Foto: Pedro Fernández |
Née dans un camp de réfugiés au sud de Tindouf, en Algérie, la chanteuse Aziza Brahim a mis sa vie et ses talents au service de la cause de son peuple sahraoui. Son fascinant nouvel album, Mabruk, est un cri qui résonne bien au-delà du désert.
A quand remonte votre prise de conscience de la situation du peuple sahraoui ?
Aziza Brahim : Je pensais que les camps de réfugiés constituaient notre terre jusqu’à l'âge de sept ou huit ans, quand on m’a dit que mon pays avait été annexé par le Maroc [en 1975]. J’ai alors appris que mon peuple se trouvait en Algérie parce qu’on l’avait dépouillé, et que ma famille avait dû s'enfuir de sa maison pour rejoindre un camp de réfugiés. Ce fut un énorme choc de se rendre compte qu’on existait grâce à l’aide humanitaire.

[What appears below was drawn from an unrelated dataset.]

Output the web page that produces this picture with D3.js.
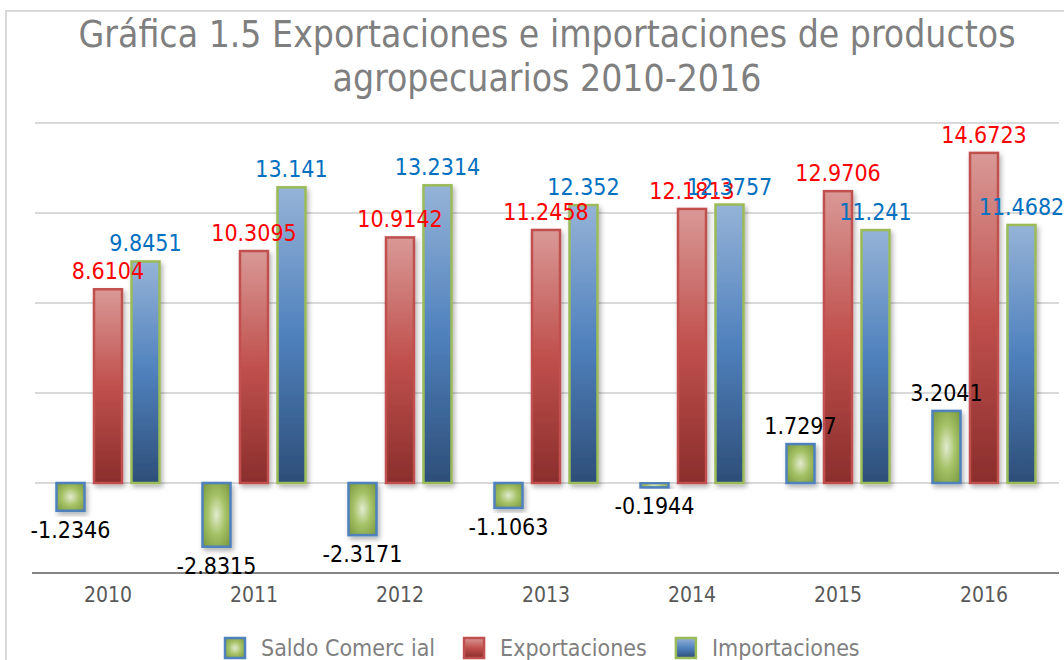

Il y a peu, vous êtes retournée au Sahara. Quelle est la situation actuelle ?
Aziza Brahim : Très
difficile. Les camps de réfugiés sahraouis sont les plus anciens au
monde. Ca me fait énormément de peine de voir que les politiciens des
pays impliqués (Espagne, Maroc, France et Etats Unis) ne trouvent pas
d’accord pour résoudre un problème sur lequel le Tribunal de la Haye
avait statué en 1975 [en octobre 1975, la Cour Internationale de Justice
de l'ONU a rappelé la priorité du droit des habitants de la colonie à
se prononcer par autodétermination ndlr]. J’essaie d’aider avec ma voix,
mes paroles et ma musique. Je parle de mon peuple, de son combat, et
surtout de l’oubli du monde envers lui. Ca fait plus de 36 ans qu’on est
confinés dans l’un des déserts les plus inhospitaliers du monde et ça
n’émeut pas les grandes puissances. Mais on se sent soutenus par
beaucoup de personnes et on est très reconnaissants.

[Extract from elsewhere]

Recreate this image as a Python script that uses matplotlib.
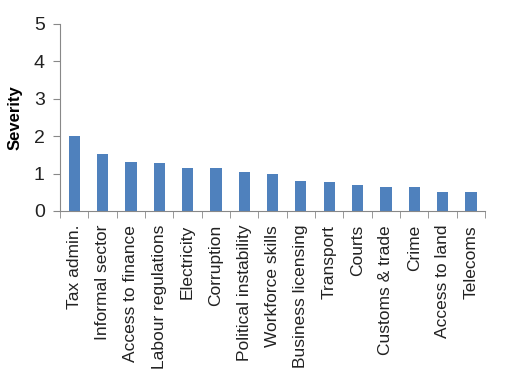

Votre grand-mère occupe une place très importante dans votre vie ?
Aziza Brahim : Ma
grand-mère est l’une des plus grandes poétesses du peuple sahraoui.
C’est une femme combattante. Elle a toujours chanté le combat de son
peuple. C’est pour cela qu’on a voulu lui rendre hommage avec cet album.
Mabruk est un mot qu’on utilise comme une félicitation, on la remercie
de s’être totalement engagée auprès de son peuple. Le disque l’a
beaucoup émue. Elle n’aurait jamais pensé que ses textes pouvaient
s’adapter aux rythmes du rock’n’roll ou du blues.
La rencontre entre la musique sahraouie et le rock et le blues s’est faite de façon naturelle ?
Aziza Brahim : C’est
à travers le blues que nous nous libérons de nos sentiments. C’est la
musique la plus appropriée pour exprimer les peines de mon peuple. J’ai
découvert le rock avec le groupe que j’ai fondé en 2008, Gulili Mankoo
[«Je m’exprime dans l’union»]. On l’a nommé ainsi parce qu’on voulait
trouver une nouvelle forme d’expression dans une union entre toutes les
cultures. Aujourd’hui, le groupe est composé de musiciens sahraouis et
espagnols.
Comment avez-vous été amenée à séjourner à Cuba?
Aziza Brahim : Je
suis allée à Cuba très jeune. Il existait une convention entre nos
pays. J’y ai passé neuf ans et pour moi c’était comme découvrir le
monde. Non seulement j’y ai appris la langue castillane mais aussi
toutes les musiques cubaines comme le son, le tumbao et le mélange
africain qui existe aussi là-bas.
Vous avez également travaillé avec le groupe basque Oreka TX, comment vos musiques se sont-elles rapprochées ?
Aziza Brahim : Je crois que toutes les cultures ancestrales ont beaucoup en commun. J’ai fait la connaissance d’Oreka lors d'un concert à San Sébastien. Ils m’ont invitée à participer à leur projet Nomade au cours duquel j’ai pu me rapprocher des cultures indienne, mongole et lapone. Ce fut une expérience émouvante et enrichissante.